Para surpresa de ninguém, temos duas propostas de alteração do ordenamento jurídico pátrio: o projeto de lei (PLS) 166/18 e a proposta de emenda à Constituição (PEC 199/19). O legislador gosta de legislar.
O PLS 166/18, para além da discussão de sua constitucionalidade, não merece prosperar. É que a redação é péssima. Sendo aprovado como seu texto inicial propõe, o inciso III do artigo 283 do Código de Processo Penal trará garantia, que o parágrafo 3º do mesmo artigo fará questão de desonrar.

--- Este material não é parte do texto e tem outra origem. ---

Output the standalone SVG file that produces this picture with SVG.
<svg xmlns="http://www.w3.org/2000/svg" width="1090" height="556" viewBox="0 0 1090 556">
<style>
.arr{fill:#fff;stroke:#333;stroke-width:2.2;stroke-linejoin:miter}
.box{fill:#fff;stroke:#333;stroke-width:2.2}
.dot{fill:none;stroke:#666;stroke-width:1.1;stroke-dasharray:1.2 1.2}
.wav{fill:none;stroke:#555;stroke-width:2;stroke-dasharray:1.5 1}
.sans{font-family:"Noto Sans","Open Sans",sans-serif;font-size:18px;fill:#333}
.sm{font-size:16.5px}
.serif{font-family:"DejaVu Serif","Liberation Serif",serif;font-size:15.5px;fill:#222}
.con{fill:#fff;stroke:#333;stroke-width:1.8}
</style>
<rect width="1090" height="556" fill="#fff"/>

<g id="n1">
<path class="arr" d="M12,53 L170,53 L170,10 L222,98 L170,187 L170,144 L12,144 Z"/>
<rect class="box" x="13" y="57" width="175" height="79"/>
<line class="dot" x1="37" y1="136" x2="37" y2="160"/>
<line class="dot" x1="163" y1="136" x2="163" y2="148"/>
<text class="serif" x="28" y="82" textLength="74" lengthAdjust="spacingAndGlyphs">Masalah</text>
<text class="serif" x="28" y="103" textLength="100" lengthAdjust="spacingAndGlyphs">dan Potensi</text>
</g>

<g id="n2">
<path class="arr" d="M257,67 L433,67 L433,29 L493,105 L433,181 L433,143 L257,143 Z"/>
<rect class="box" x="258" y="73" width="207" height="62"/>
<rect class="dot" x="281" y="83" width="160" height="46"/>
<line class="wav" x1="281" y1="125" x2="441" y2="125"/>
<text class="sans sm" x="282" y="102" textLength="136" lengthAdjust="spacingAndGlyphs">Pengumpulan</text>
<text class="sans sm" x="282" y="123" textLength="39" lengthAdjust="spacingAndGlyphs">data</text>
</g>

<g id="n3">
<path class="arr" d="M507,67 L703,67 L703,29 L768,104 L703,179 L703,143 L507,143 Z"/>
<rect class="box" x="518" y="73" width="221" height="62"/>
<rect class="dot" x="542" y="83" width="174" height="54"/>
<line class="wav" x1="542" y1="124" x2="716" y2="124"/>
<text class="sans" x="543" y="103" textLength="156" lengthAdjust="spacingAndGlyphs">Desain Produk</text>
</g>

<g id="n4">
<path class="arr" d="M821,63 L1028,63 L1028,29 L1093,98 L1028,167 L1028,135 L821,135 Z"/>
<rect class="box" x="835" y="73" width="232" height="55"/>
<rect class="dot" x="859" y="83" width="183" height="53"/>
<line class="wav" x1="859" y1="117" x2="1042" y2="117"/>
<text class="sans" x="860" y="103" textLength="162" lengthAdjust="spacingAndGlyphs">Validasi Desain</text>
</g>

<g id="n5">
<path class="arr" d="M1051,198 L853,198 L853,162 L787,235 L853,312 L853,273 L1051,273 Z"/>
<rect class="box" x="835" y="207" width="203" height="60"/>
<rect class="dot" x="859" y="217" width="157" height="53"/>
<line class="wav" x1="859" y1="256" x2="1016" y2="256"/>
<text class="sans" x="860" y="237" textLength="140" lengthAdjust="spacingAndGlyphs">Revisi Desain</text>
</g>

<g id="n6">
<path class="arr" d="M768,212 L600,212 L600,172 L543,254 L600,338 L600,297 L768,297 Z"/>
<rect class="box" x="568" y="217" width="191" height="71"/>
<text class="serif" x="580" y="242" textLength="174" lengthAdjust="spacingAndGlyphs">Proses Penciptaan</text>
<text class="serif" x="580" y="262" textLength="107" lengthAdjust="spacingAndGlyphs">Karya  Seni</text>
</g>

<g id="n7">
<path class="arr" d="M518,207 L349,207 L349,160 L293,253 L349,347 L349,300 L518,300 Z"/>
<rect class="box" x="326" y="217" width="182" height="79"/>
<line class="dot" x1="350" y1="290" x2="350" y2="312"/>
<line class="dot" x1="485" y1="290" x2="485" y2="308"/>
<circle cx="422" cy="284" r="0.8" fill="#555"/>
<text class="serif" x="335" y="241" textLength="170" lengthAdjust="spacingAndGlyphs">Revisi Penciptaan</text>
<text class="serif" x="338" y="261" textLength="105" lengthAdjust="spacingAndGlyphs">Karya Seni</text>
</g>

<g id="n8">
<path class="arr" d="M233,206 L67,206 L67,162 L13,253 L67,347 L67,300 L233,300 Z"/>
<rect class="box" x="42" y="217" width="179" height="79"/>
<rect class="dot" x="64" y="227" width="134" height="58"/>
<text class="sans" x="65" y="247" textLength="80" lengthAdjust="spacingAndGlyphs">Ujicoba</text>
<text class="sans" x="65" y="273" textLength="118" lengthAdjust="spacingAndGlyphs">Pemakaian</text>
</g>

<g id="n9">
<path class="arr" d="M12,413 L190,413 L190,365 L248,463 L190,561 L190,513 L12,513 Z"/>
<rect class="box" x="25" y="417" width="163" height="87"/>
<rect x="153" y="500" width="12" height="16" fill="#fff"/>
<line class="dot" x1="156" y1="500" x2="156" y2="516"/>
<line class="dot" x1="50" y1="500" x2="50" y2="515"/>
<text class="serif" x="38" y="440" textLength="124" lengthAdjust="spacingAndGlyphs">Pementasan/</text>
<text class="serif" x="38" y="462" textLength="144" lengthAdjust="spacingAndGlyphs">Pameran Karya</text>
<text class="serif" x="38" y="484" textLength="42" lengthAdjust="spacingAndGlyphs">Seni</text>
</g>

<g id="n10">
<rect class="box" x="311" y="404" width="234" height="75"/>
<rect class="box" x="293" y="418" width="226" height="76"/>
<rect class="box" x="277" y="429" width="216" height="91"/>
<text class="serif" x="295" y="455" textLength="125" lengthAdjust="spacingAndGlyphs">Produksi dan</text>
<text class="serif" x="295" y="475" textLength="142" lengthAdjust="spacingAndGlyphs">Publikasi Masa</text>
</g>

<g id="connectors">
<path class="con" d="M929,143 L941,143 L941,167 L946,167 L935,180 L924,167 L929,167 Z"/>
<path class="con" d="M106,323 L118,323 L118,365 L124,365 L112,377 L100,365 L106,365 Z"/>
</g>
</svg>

Segundo o inciso, ninguém poderá ser preso senão “em decorrência de sentença condenatória transitada em julgado”. De acordo com o parágrafo 3º, “a prisão por ordem escrita e fundamentada da autoridade judiciária competente decorrente de juízo de culpabilidade poderá ocorrer a partir da condenação em segundo grau, em instância única ou recursal”. Ora, o artigo precisa entrar em acordo. Caso contrário, não precisa entrar em vigor.

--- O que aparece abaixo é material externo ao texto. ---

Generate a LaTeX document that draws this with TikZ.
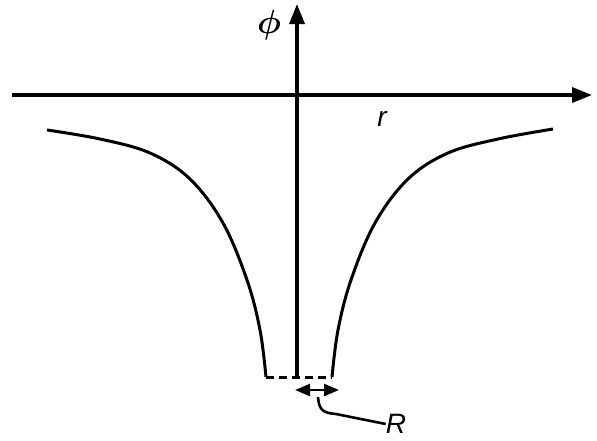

Só que poucas pessoas se atentaram para a redação do artigo 3º da PEC 199/19. Segue:
Art. 3º Esta Emenda Constitucional entra em vigor na data de sua publicação, assegurada a aplicação das regras de processamento e julgamento dos recursos extraordinário e especial àqueles que houverem sido interpostos antes da entrada em vigor desta Emenda.
Portanto, recursos especiais e extraordinários já interpostos seguem a regra anterior. Assim, não terá ocorrido o trânsito em julgado das decisões nos processos em que já protocoladas as insurgências especiais ou extraordinárias. Logo, aos preocupados com o casuísmo da Emenda, entendam: não há que se falar em retorno imediato ao cárcere dos postos em liberdade em decorrência da decisão do Supremo Tribunal Federal. Porque, em geral, ou já foram interpostos os recursos especiais e extraordinários, ou não houve condenação em segunda instância.
Mas imaginemos que prospere apenas o projeto de lei. Imaginemos que a nova lei seja considerada constitucional. E imaginemos que alguém deseje a aplicação imediata do parágrafo 3º do artigo 283 do Diploma Processual Penal. O desejo não poderá prosperar.
A norma consagrada no parágrafo terceiro, a despeito da etiqueta de lei processual, tem caráter misto, porque traz inegável efeito material. Nada mais material do que a prisão. É lógico: a prisão começa quando o processo termina. O devido processo legal serve justamente para saber se deve ser imposta uma pena ou não. Uma norma que antecipa a sanção tem repercussão mista, processual e material, e, sendo prejudicial ao réu, não pode retroagir.
Se hoje o ordenamento jurídico diz, conforme entende o STF, que a prisão só é possível após o trânsito em julgado da condenação, o cidadão tem essa garantia. Se a garantia lhe é subtraída, sua aplicação somente é possível para fatos que ocorram após a entrada em vigor da nova norma. A lei penal, ainda que se vista de adjetivo, tem corpo substantivo.
Por fim, ensina o insuperável professor Nélson Hungria, em seus “Comentários ao Código Penal”, que o princípio da legalidade tem, entre outras funções, a de prevenir a prática de crimes.
Se uma lei, amanhã, disser que a prisão será possível, após condenação em primeira instância, certamente, muitos crimes que ocorreriam, não ocorrerão. Quem vislumbra a cela daqui a alguns meses, pensa algumas vezes antes de ir ao seu encontro. A lei, então, prevenirá a prática de infrações penais, inibirá seus cometimentos. Inibirá, porque será prejudicial ao réu, isso graças ao seu efeito material. Então, concluo com pergunta que o artigo 5º, inciso XL, da Constituição Federal faz questão de responder: a lei penal desfavorável ao réu pode retroagir?